** JOB **
Write out exactly the lines that run from the line containing "Convert this chart to Plotly.js code." through the line containing "</script></body></html>"; both end lines belong to the answer.

— start INPUT MATERIAL —

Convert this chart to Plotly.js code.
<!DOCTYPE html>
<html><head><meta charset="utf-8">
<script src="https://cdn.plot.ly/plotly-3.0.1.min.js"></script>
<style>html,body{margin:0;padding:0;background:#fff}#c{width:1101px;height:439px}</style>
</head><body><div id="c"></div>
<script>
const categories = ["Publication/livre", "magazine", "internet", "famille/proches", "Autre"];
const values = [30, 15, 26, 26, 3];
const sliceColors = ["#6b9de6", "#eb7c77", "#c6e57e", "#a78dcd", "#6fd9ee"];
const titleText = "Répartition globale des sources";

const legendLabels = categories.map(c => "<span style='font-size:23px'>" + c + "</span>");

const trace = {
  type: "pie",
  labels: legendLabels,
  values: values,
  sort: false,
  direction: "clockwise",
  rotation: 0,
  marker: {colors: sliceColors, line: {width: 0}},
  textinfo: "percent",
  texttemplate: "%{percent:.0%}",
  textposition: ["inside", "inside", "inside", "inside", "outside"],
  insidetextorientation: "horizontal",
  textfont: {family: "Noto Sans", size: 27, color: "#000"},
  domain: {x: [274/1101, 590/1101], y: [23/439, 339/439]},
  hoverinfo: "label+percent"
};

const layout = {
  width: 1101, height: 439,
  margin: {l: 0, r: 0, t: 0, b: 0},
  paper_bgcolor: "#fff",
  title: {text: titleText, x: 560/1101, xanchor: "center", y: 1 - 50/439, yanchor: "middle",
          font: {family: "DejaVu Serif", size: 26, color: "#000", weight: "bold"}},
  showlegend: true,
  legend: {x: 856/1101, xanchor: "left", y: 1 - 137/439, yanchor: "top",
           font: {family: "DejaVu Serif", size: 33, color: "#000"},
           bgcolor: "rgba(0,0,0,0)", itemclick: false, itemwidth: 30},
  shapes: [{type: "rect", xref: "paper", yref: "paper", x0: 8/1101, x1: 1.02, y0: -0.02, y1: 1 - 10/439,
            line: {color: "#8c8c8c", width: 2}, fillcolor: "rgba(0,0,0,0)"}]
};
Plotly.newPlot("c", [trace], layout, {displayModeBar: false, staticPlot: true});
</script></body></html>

— end INPUT MATERIAL —
— start INPUT MATERIAL —

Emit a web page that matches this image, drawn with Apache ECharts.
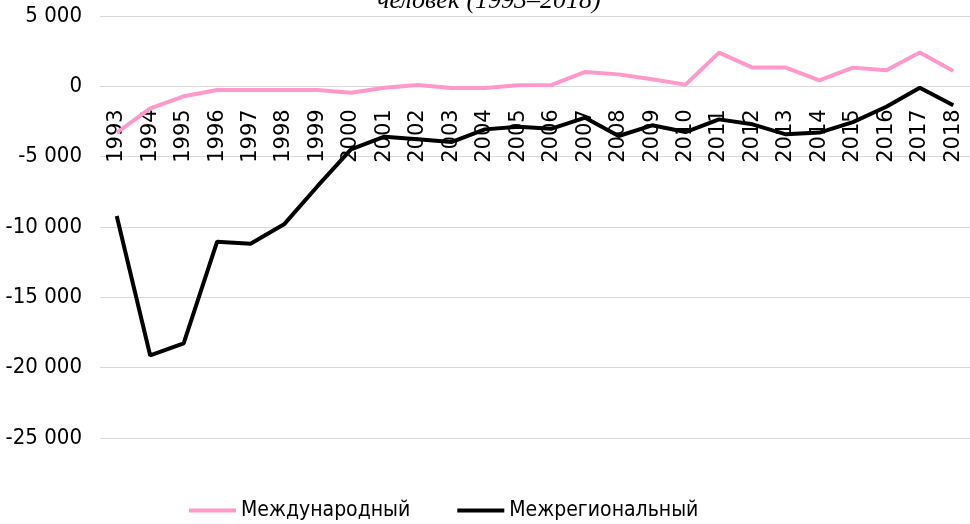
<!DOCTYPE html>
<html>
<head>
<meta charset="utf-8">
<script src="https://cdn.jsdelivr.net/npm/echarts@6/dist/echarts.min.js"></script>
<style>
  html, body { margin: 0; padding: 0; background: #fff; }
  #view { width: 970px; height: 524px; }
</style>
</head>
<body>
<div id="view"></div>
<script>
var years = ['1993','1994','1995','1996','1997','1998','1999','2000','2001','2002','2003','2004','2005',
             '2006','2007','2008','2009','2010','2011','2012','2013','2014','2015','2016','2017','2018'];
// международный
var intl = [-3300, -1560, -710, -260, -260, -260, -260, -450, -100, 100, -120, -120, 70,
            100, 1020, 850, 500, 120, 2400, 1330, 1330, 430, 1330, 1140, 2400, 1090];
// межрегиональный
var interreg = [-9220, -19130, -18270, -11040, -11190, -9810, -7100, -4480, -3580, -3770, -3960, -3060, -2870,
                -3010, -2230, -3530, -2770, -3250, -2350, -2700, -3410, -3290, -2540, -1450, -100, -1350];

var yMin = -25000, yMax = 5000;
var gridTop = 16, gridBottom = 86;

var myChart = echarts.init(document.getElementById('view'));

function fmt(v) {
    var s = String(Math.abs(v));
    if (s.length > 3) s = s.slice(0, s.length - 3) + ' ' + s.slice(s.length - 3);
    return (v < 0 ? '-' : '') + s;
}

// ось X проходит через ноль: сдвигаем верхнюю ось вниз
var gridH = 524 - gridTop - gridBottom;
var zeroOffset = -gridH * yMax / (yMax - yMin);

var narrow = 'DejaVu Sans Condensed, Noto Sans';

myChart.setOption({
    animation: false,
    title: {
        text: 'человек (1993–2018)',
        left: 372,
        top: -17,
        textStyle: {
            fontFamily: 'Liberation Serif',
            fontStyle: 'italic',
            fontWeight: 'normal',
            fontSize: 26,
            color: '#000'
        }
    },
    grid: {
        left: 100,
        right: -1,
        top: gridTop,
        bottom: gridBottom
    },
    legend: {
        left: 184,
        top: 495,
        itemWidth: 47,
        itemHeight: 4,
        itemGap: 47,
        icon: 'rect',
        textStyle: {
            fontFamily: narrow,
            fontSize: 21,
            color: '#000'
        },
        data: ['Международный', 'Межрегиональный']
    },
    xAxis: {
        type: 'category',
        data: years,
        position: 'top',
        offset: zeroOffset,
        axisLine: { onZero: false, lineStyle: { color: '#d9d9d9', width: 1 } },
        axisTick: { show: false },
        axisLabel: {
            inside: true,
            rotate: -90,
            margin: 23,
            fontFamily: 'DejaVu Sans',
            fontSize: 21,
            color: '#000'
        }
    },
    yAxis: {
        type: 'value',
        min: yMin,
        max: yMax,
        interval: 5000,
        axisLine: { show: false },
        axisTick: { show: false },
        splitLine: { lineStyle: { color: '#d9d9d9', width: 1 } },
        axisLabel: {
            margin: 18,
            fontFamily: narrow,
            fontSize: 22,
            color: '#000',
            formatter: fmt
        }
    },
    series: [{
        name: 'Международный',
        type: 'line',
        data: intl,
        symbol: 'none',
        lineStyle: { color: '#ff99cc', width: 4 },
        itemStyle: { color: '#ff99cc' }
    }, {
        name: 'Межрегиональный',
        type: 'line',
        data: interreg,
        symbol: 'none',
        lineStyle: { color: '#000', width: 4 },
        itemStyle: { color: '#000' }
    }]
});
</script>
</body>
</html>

— end INPUT MATERIAL —

** THE SOLUTION **
Convert this chart to Plotly.js code.
<!DOCTYPE html>
<html><head><meta charset="utf-8">
<script src="https://cdn.plot.ly/plotly-3.0.1.min.js"></script>
<style>html,body{margin:0;padding:0;background:#fff}#c{width:1101px;height:439px}</style>
</head><body><div id="c"></div>
<script>
const categories = ["Publication/livre", "magazine", "internet", "famille/proches", "Autre"];
const values = [30, 15, 26, 26, 3];
const sliceColors = ["#6b9de6", "#eb7c77", "#c6e57e", "#a78dcd", "#6fd9ee"];
const titleText = "Répartition globale des sources";

const legendLabels = categories.map(c => "<span style='font-size:23px'>" + c + "</span>");

const trace = {
  type: "pie",
  labels: legendLabels,
  values: values,
  sort: false,
  direction: "clockwise",
  rotation: 0,
  marker: {colors: sliceColors, line: {width: 0}},
  textinfo: "percent",
  texttemplate: "%{percent:.0%}",
  textposition: ["inside", "inside", "inside", "inside", "outside"],
  insidetextorientation: "horizontal",
  textfont: {family: "Noto Sans", size: 27, color: "#000"},
  domain: {x: [274/1101, 590/1101], y: [23/439, 339/439]},
  hoverinfo: "label+percent"
};

const layout = {
  width: 1101, height: 439,
  margin: {l: 0, r: 0, t: 0, b: 0},
  paper_bgcolor: "#fff",
  title: {text: titleText, x: 560/1101, xanchor: "center", y: 1 - 50/439, yanchor: "middle",
          font: {family: "DejaVu Serif", size: 26, color: "#000", weight: "bold"}},
  showlegend: true,
  legend: {x: 856/1101, xanchor: "left", y: 1 - 137/439, yanchor: "top",
           font: {family: "DejaVu Serif", size: 33, color: "#000"},
           bgcolor: "rgba(0,0,0,0)", itemclick: false, itemwidth: 30},
  shapes: [{type: "rect", xref: "paper", yref: "paper", x0: 8/1101, x1: 1.02, y0: -0.02, y1: 1 - 10/439,
            line: {color: "#8c8c8c", width: 2}, fillcolor: "rgba(0,0,0,0)"}]
};
Plotly.newPlot("c", [trace], layout, {displayModeBar: false, staticPlot: true});
</script></body></html>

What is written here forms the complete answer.